Yeah, double partitioned convolution using OLA/OLS is a real pain.
Don't forget the optimal partioning sequence, which requires parallel
convolution processes.

>
> what i was wondering above was why in the original sum it is h(k) and
> x(n-k) rather than h(k) and x(k). is the highest frequency bin of the IR
> multiplied with the lowest of the input (and so on)?
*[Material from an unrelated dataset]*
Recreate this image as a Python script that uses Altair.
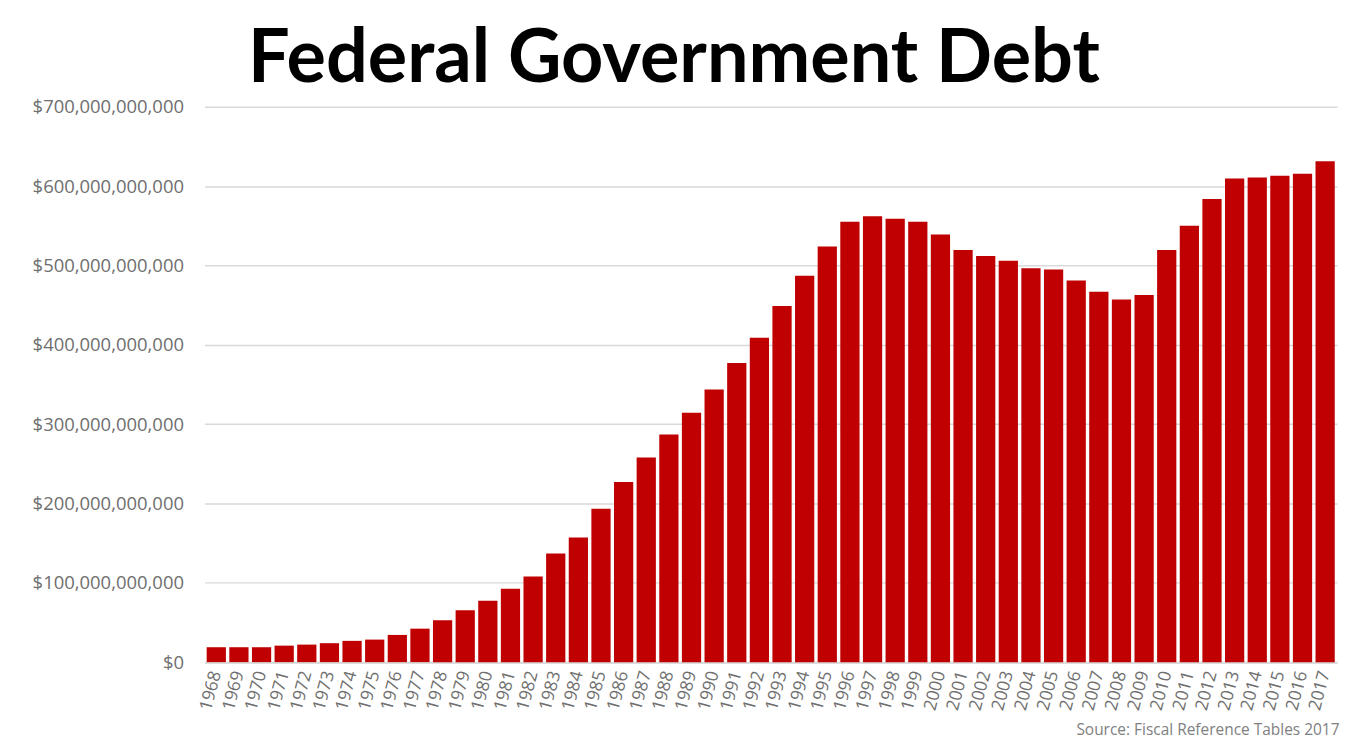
import altair as alt
import pandas as pd

years = ["1968", "1969", "1970", "1971", "1972", "1973", "1974", "1975", "1976", "1977",
         "1978", "1979", "1980", "1981", "1982", "1983", "1984", "1985", "1986", "1987",
         "1988", "1989", "1990", "1991", "1992", "1993", "1994", "1995", "1996", "1997",
         "1998", "1999", "2000", "2001", "2002", "2003", "2004", "2005", "2006", "2007",
         "2008", "2009", "2010", "2011", "2012", "2013", "2014", "2015", "2016", "2017"]

# Federal government debt, billions of dollars
debt_billions = [18.8, 18.8, 18.8, 20.8, 22.1, 23.9, 26.8, 28.4, 34.3, 42.2,
                 52.7, 65.3, 77.4, 92.5, 108.0, 137.0, 157.0, 193.5, 227.0, 258.0,
                 287.0, 314.5, 343.7, 377.0, 409.0, 449.0, 487.0, 524.0, 555.0, 562.0,
                 559.0, 555.0, 539.0, 519.5, 512.0, 506.0, 496.6, 495.0, 481.0, 467.0,
                 457.0, 462.7, 519.6, 550.0, 583.7, 609.7, 611.0, 613.0, 615.6, 631.4]

y_tick_values = [0, 100e9, 200e9, 300e9, 400e9, 500e9, 600e9, 700e9]

title_text = "Federal Government Debt"
source_text = "Source: Fiscal Reference Tables 2017"

df = pd.DataFrame({"Year": years, "Debt": [v * 1e9 for v in debt_billions]})

W, H = 1136, 557
LABEL_FONT = "Open Sans"
GRAY = "#6f6f6f"

chart = alt.Chart(df).mark_bar(color="#C00000").encode(
    x=alt.X(
        "Year:N",
        sort=None,
        scale=alt.Scale(paddingInner=0.15, paddingOuter=0.1),
        axis=alt.Axis(
            title=source_text,
            labelAngle=285,
            labelFont=LABEL_FONT,
            labelFontSize=17.5,
            labelColor=GRAY,
            labelPadding=9,
            ticks=False,
            grid=False,
            domain=True,
            domainColor="#d9d9d9",
            domainWidth=2,
            titleFont=LABEL_FONT,
            titleFontSize=15.5,
            titleFontWeight="normal",
            titleColor="#808080",
            titleAlign="right",
            titleAnchor="end",
            titleBaseline="alphabetic",
            titleX=W + 2,
            titleY=73,
        ),
    ),
    y=alt.Y(
        "Debt:Q",
        scale=alt.Scale(domain=[0, 700e9], nice=False),
        axis=alt.Axis(
            title=None,
            values=y_tick_values,
            format="$,.0f",
            grid=True,
            gridColor="#d9d9d9",
            gridWidth=1.5,
            domain=False,
            ticks=False,
            labelPadding=21,
            labelFont=LABEL_FONT,
            labelFontSize=18.5,
            labelColor=GRAY,
        ),
    ),
).properties(
    width=W,
    height=H,
    title=alt.TitleParams(
        text=title_text,
        font="Lato",
        fontSize=74,
        fontWeight="bold",
        color="#000000",
        anchor="middle",
        frame="group",
        dx=-97,
        dy=4,
        offset=4,
    ),
    autosize=alt.AutoSizeParams(type="none"),
    padding={"left": 197, "top": 98, "right": 6, "bottom": 78},
).configure(
    background="white"
).configure_view(
    stroke=None
)

chart.save("out.html", embed_options={"renderer": "svg", "actions": False})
No, k is the time index. Flipping one sequence around in time before
the multply-add is just the definition of the convolution.

Regards,
Andor

On Dec 19, 11:35 am, "peterworth" <peterwo...@gmail.com> wrote:
> >> y(n) = h(n) * x(n) = sum_{k=0}^{N-1} h(k) x(n-k)
>
> >> = sum_{k=0}^{N1-1} h(k) x(n-k) + sum_{k=N1}^{N-1} h(k) x(n-k)
>

i'm not sure i quite get this.  i am trying to relate it to OLA...

>
> sorry to ask lots of questions..

it's fine.  now you're doing overlap-ADD fast convolution, right?  or
is it overlap-SAVE?

r b-j

Try this reference: 

http://www.dspguide.com/ch18.pdf

Sorry for the bad link-- here is the correct one: 

http://www.dspguide.com/CH18.PDF